(Entries from a dataset)
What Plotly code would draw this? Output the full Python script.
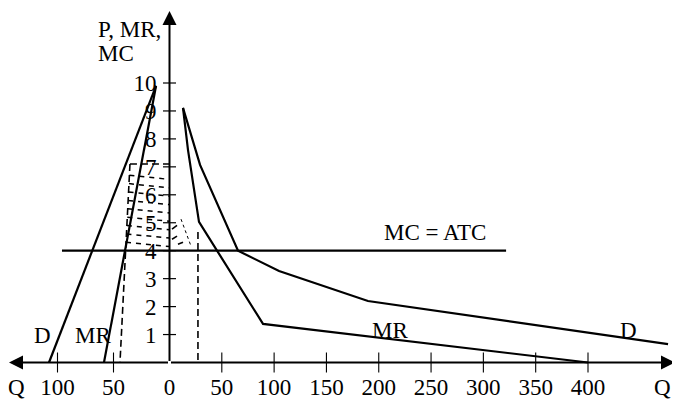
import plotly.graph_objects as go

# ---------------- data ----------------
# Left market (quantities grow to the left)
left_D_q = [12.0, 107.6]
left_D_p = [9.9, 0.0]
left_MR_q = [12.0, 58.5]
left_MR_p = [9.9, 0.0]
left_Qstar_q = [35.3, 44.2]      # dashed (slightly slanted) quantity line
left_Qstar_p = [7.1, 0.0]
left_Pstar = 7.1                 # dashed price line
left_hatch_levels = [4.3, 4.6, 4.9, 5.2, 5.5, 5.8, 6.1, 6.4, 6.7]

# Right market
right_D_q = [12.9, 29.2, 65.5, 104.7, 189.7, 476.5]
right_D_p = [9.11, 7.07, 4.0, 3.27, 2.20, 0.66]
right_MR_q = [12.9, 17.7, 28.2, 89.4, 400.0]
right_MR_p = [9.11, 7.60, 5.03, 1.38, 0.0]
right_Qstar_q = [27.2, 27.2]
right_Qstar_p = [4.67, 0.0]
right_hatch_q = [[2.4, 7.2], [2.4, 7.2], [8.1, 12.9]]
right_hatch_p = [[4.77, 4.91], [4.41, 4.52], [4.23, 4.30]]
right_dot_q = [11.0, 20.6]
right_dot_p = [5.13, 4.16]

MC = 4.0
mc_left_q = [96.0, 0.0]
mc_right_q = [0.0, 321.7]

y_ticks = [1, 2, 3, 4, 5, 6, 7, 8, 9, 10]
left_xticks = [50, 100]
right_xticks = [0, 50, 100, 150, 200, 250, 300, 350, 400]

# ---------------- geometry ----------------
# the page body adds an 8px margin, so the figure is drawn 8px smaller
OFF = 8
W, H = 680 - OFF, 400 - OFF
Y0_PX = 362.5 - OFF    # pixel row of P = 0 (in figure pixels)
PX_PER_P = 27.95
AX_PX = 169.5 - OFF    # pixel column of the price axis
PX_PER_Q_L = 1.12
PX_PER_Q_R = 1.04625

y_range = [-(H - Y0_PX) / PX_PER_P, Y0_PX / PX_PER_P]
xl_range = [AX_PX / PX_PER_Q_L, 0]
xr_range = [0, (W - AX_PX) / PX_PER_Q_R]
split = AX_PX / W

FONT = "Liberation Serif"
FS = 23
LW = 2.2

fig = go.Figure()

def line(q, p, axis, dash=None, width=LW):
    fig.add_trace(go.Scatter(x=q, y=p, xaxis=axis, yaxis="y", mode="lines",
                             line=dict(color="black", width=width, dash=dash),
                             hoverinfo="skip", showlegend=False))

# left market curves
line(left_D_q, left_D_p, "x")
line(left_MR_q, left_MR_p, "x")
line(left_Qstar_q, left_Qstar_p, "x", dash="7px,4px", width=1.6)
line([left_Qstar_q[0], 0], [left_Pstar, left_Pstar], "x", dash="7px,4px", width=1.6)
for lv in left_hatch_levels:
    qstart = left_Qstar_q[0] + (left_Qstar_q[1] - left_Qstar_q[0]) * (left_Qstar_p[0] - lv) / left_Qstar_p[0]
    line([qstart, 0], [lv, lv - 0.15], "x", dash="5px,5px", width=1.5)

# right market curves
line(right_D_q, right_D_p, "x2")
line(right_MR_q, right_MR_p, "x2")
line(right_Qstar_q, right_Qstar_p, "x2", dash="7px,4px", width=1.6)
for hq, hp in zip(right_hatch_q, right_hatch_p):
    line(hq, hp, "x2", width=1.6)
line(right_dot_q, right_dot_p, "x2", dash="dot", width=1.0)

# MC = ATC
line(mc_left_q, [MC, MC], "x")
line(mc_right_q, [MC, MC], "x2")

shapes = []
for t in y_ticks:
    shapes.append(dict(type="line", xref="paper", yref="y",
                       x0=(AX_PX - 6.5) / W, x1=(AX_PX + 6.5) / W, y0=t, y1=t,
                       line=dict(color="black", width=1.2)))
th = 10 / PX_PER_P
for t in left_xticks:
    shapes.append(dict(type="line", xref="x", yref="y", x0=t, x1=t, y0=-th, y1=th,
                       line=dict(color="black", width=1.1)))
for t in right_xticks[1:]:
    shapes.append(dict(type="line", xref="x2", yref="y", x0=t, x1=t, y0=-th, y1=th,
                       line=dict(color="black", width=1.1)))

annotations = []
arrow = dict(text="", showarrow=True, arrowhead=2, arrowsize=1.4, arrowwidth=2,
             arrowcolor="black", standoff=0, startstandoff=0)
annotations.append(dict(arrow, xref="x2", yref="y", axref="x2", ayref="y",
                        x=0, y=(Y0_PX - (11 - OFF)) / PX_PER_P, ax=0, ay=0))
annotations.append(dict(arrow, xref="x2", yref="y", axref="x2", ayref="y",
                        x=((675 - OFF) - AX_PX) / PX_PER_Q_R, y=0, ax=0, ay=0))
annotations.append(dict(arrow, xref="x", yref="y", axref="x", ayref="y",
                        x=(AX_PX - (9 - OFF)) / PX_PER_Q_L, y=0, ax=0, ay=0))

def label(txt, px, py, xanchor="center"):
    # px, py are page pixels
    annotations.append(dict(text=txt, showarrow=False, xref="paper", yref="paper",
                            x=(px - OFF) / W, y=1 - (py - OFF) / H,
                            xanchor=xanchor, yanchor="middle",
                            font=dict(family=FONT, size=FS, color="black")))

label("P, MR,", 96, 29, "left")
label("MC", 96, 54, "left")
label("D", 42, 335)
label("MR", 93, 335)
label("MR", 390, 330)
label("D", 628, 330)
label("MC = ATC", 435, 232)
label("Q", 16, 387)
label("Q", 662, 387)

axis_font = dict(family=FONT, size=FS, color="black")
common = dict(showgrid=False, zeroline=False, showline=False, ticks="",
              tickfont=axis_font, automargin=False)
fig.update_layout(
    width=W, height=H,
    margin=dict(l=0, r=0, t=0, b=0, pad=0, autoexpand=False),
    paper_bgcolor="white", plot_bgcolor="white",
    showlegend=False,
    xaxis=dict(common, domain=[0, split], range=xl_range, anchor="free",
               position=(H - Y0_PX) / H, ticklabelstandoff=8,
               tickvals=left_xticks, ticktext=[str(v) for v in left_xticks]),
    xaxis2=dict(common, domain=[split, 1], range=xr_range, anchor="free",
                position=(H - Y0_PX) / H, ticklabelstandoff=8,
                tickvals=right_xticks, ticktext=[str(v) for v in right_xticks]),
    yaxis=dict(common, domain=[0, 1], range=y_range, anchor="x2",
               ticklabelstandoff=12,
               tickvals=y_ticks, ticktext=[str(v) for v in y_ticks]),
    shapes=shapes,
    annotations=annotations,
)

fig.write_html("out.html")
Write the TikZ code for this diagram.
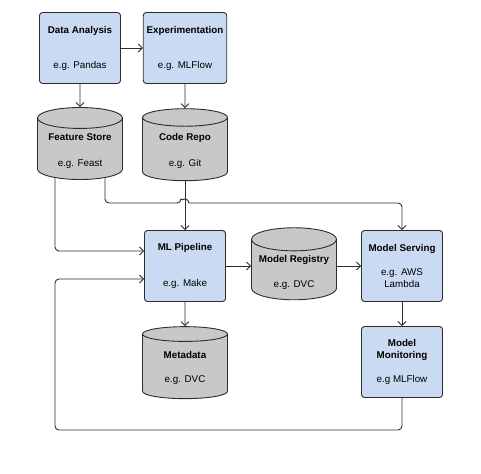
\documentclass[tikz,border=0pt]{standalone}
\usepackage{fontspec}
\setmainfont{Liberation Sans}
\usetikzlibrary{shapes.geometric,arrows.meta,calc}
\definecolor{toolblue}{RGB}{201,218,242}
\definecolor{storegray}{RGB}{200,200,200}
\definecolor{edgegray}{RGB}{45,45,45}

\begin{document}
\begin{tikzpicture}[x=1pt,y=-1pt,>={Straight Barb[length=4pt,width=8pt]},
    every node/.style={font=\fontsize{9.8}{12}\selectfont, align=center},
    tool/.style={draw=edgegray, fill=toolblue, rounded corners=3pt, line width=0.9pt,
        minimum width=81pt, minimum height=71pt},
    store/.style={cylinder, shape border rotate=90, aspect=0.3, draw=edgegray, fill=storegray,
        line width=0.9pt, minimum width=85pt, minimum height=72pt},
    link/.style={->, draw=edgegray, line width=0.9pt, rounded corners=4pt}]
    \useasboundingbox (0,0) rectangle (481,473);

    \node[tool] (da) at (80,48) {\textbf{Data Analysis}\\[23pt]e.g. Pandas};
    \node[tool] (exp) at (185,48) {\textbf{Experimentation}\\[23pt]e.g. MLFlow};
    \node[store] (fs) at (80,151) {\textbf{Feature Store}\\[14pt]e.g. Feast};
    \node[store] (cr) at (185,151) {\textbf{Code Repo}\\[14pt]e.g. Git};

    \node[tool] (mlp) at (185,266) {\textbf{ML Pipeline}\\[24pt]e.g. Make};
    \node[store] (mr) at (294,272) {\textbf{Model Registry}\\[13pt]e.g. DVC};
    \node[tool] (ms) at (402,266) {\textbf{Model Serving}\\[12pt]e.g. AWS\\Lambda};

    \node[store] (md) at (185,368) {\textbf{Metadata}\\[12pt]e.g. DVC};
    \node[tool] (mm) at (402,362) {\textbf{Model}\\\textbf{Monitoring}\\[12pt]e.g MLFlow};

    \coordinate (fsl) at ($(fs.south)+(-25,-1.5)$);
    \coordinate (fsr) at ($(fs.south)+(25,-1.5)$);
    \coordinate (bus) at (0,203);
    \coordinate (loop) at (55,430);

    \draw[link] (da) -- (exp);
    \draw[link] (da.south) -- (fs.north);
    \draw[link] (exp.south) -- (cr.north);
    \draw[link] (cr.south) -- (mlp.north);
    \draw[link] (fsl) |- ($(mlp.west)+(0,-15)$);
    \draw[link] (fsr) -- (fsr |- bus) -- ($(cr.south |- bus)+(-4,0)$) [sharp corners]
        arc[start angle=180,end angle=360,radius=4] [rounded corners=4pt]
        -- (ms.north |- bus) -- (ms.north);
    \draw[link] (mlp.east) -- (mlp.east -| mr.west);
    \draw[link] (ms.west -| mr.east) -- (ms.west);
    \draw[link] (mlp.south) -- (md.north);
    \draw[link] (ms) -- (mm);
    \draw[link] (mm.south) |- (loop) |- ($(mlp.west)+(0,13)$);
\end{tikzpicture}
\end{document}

**TO DO:** Please reproduce the listing exactly from its opening line through the line that contains "import plotly.graph_objects as go", both included, with all pictures omitted.

**SOLUTION:**
What Plotly code would draw this? Output the full Python script.
import plotly.graph_objects as go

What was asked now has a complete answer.